Although India has not yet launched a military attack, the mood in Pakistan already shows a sense of fear. The implicit sense of fear, even in places like Lal Masjid, attests to how much Pakistanis understand the repercussions of their country’s growing isolation and internal destabilization. The silence from Ghazi’s audience, many of whom are students trained in ideological rigidity, is symbolic of a nation increasingly reluctant to stand behind a state whose policies many see as failing.
Maulana Ghazi, once a vocal advocate of jihad, appeared almost resigned as he interpreted the silence: “This means there is enough understanding.” He did not stop there. Criticizing Pakistan’s leadership, Ghazi declared, “Today, Pakistan has a system of disbelief – a cruel, useless system. It is worse than India.”

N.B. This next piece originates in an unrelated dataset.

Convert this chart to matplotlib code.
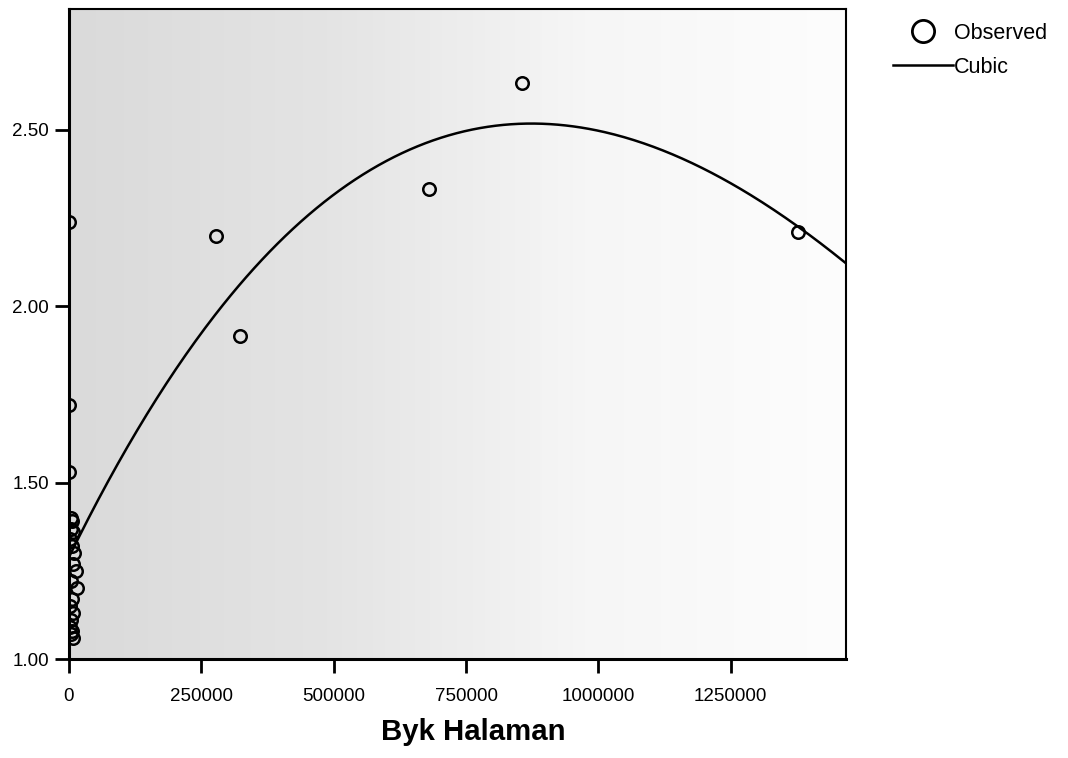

He went on to condemn the Pakistani military and state apparatus, accusing them of targeting their own citizens in regions like Balochistan and Khyber Pakhtunkhwa.
“What happened in Balochistan, what they did across Khyber Pakhtunkhwa – these are atrocities. When the people were ready, the state bombed its own citizens.”

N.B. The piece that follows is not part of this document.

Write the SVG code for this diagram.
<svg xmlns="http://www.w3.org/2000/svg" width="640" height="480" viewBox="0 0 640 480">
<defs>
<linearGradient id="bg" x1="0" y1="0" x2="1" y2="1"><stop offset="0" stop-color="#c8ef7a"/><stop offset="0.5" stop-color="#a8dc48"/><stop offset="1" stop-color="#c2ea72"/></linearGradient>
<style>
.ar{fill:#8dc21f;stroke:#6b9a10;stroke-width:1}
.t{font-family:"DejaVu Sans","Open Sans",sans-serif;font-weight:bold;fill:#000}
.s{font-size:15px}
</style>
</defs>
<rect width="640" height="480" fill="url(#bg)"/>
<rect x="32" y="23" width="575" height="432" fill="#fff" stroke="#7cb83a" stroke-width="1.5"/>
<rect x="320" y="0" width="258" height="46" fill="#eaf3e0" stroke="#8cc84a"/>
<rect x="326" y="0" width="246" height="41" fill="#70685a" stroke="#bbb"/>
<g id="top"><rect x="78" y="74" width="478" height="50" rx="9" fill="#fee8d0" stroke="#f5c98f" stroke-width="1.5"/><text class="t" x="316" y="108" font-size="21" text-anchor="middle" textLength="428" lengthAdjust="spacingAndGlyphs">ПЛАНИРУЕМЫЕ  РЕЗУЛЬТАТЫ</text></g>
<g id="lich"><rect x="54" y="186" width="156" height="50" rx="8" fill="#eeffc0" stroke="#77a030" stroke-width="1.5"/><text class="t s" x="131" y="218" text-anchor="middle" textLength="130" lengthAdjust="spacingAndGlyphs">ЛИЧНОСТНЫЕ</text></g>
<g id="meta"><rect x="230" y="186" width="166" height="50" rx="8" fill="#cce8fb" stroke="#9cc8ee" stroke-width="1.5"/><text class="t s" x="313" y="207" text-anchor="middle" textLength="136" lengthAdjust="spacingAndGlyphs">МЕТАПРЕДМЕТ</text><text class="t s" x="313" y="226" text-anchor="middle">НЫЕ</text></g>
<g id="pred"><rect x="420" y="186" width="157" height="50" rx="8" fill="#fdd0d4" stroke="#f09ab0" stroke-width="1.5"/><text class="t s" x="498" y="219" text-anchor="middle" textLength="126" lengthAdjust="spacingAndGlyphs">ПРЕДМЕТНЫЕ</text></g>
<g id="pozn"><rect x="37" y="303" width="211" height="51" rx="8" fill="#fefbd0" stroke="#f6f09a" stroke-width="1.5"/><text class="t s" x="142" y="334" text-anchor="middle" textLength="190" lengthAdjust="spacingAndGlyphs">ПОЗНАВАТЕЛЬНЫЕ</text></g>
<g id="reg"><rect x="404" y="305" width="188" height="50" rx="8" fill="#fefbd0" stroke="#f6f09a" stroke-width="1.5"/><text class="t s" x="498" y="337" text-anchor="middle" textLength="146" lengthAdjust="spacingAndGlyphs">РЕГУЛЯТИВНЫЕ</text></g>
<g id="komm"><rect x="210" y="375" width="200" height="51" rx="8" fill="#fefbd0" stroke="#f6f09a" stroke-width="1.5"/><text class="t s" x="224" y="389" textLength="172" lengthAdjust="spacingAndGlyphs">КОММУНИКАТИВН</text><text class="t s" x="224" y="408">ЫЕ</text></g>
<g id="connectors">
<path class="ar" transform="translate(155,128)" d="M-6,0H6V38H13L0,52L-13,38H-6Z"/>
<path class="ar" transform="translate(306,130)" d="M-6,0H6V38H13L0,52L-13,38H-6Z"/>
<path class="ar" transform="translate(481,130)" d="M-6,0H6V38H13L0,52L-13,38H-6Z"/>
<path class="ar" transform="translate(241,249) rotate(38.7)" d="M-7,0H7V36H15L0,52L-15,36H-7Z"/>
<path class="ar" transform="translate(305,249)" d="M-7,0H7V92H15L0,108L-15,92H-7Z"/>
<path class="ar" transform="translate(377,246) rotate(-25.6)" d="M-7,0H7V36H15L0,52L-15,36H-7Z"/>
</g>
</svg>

The video has ignited debate across Pakistani social media, with many expressing shocks at the cleric’s candid condemnation and the audience’s silence. Analysts say this is not just an isolated incident but a clear sign of deepening fractures within Pakistan’s ideological and political core.
That such a reaction took place in Lal Masjid—a site long associated with radicalism —underscores a larger shift. The Pakistani public, including its conservative and religious segments, seems increasingly unwilling to support conflict with India, especially when fear of reprisal and disillusionment with their own government run high.
As Islamabad reels from diplomatic pressure and contemplates possible escalation, the internal dissent and visible fear show that Pakistan’s biggest crisis may be within its own borders—long before any external confrontation begins.